Two other features of the new police station are the "lockdown" foyer and safe-exchange parking spaces. The outside doors of the police station will remain unlocked 24-hours a day and the foyer can be used by a person in distress after hitting the "lockdown" button inside the entry way, which will lock the outside doors and record the interactions of the parties. Todd said if someone was being chased near the police station all they would have to do is make it into the entry, hit the button, and they will be safe in the foyer until officers arrive.
"If, for example, somebody was out for a walk and somebody was threatening them, or chasing them, they'd be able to take refuge inside the vestibule and hit that button," he said, "and, it would lock the outer doors, the camera would be recording with motion, and then, theoretically, we'd get some sort of alert that something was going on."

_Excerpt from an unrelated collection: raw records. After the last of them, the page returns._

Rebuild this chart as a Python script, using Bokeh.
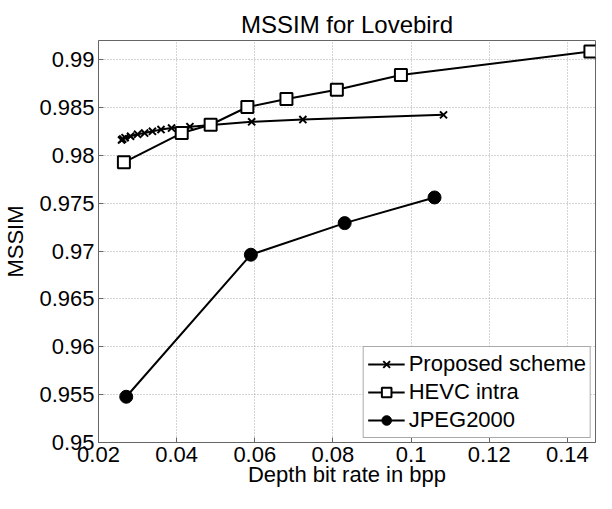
from bokeh.plotting import figure
from bokeh.models import FixedTicker, Range1d
from bokeh.embed import file_html
from bokeh.resources import INLINE

# data
prop_x = [0.0259, 0.0262, 0.0268, 0.0282, 0.0300, 0.0318, 0.0338, 0.0360, 0.0387, 0.0434, 0.0592, 0.0723, 0.1083]
prop_y = [0.9816, 0.9817, 0.98185, 0.9820, 0.9822, 0.98233, 0.98251, 0.98269, 0.98285, 0.98300, 0.98350, 0.98374, 0.98423]
hevc_x = [0.0265, 0.0413, 0.0487, 0.0581, 0.0681, 0.0810, 0.0974, 0.1459]
hevc_y = [0.97927, 0.98233, 0.98320, 0.98505, 0.98589, 0.98685, 0.98840, 0.99084]
jpeg_x = [0.0271, 0.0590, 0.0830, 0.1060]
jpeg_y = [0.95478, 0.96962, 0.97292, 0.97560]

x_ticks = [0.02, 0.04, 0.06, 0.08, 0.10, 0.12, 0.14]
x_tick_labels = ["0.02", "0.04", "0.06", "0.08", "0.1", "0.12", "0.14"]
y_ticks = [0.95, 0.955, 0.96, 0.965, 0.97, 0.975, 0.98, 0.985, 0.99]
y_tick_labels = ["0.95", "0.955", "0.96", "0.965", "0.97", "0.975", "0.98", "0.985", "0.99"]

FONT = "Liberation Sans"

p = figure(width=596, height=493, output_backend="svg", toolbar_location=None,
           x_range=Range1d(0.02, 0.1472), y_range=Range1d(0.95, 0.992),
           title="MSSIM for Lovebird",
           min_border_left=94, min_border_top=40, min_border_right=1, min_border_bottom=51)

p.title.align = "center"
p.title.text_font = FONT
p.title.text_font_size = "24px"
p.title.text_font_style = "normal"
p.title.text_color = "black"
p.title.standoff = 6

for ax in (p.xaxis[0], p.yaxis[0]):
    ax.major_label_text_font = FONT
    ax.major_label_text_font_size = "22px"
    ax.major_label_text_color = "black"
    ax.axis_label_text_font = FONT
    ax.axis_label_text_font_size = "22px"
    ax.axis_label_text_font_style = "normal"
    ax.axis_label_text_color = "black"
    ax.axis_line_color = "#666666"
    ax.major_tick_line_color = "#666666"
    ax.major_tick_in = 5
    ax.major_tick_out = 0
    ax.minor_tick_line_color = None

p.xaxis.ticker = FixedTicker(ticks=x_ticks)
p.xaxis.major_label_overrides = {t: l for t, l in zip(x_ticks, x_tick_labels)}
p.yaxis.ticker = FixedTicker(ticks=y_ticks)
p.yaxis.major_label_overrides = {t: l for t, l in zip(y_ticks, y_tick_labels)}
p.xaxis.axis_label = "Depth bit rate in bpp"
p.yaxis.axis_label = "MSSIM"
p.xaxis.major_label_standoff = 4
p.yaxis.major_label_standoff = 4
p.xaxis.axis_label_standoff = -3
p.yaxis.axis_label_standoff = 8

p.grid.grid_line_color = "#a8a8a8"
p.grid.grid_line_dash = "1 2"
p.grid.grid_line_width = 1
p.outline_line_color = "#666666"
p.outline_line_width = 1
p.background_fill_color = "white"
p.border_fill_color = "white"

p.line(prop_x, prop_y, color="black", line_width=2, legend_label="Proposed scheme")
p.scatter(prop_x, prop_y, marker="x", size=10, line_color="black", line_width=2, legend_label="Proposed scheme")

p.line(hevc_x, hevc_y, color="black", line_width=2, legend_label="HEVC intra")
p.scatter(hevc_x, hevc_y, marker="square", size=12, line_color="black", fill_color="white", line_width=2, legend_label="HEVC intra")

p.line(jpeg_x, jpeg_y, color="black", line_width=2, legend_label="JPEG2000")
p.scatter(jpeg_x, jpeg_y, marker="circle", size=13, line_color="black", fill_color="black", legend_label="JPEG2000")

lg = p.legend[0]
lg.location = "bottom_right"
lg.margin = 4
lg.padding = 4
lg.spacing = 2
lg.glyph_width = 37
lg.glyph_height = 24
lg.label_standoff = 4
lg.label_text_font = FONT
lg.label_text_font_size = "22px"
lg.label_text_color = "black"
lg.label_height = 24
lg.border_line_color = "#555555"
lg.border_line_width = 1
lg.background_fill_color = "white"
lg.background_fill_alpha = 1.0

open("out.html", "w").write(file_html(p, INLINE))
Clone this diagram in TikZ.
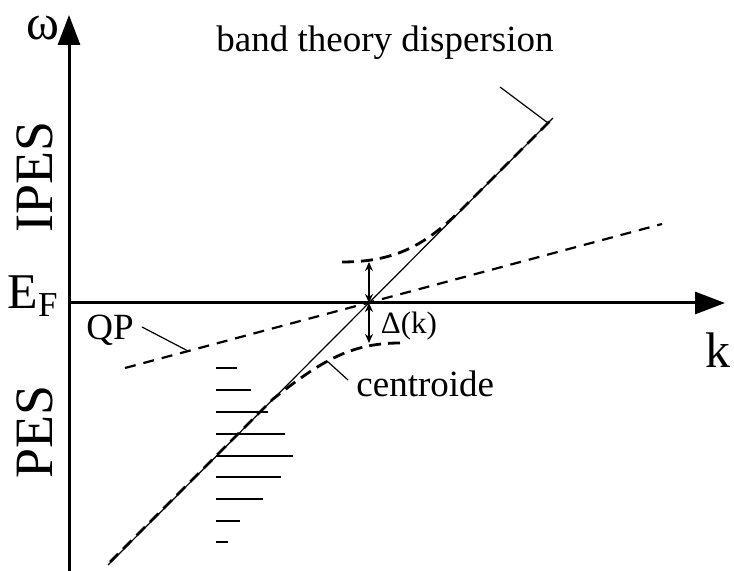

The safe exchange spaces in the northeast corner of the parking lot, which haven't been marked with parking space signs yet due to the lot needing another coat of asphalt, will serve as a meeting place for anyone who needs an additional layer of video protection in any exchange.
Todd said he envisioned people who bought, or sold, something online that requires an in-person delivery would use these spaces because of the 24-hour surveillance capability, which adds another layer of protection when meeting a stranger. He also said he could see the spaces being utilized for custody exchanges of children, if one of the parties feels uncomfortable with the other parent.
The police station was designed by BKV Group, an architecture firm from the Twin Cities, after receiving input from Todd, and others, about innovations done by other cities when constructing their own police stations.
The new police station cost $6.7 million is being paid for by a local option sales tax, which began taking collection in October 2019. The tax was expected to run until 2028 to pay off the new building, but, due to higher than predicted sales within the city, the new station is projected to be paid off in full by fall of 2023.
A public open house date is still up in the air, Todd said, because they want to finish the grading, and sidewalks, in the parking lot area before they invite the public to see the completed facility. However, he does think the open house will occur in the upcoming months.
"The fact is not lost on us that our community supported us, our city leaders supported us, and our service groups supported us," Todd said. "We are grateful for that and we're so thankful to be in this building and we want to share it with the community."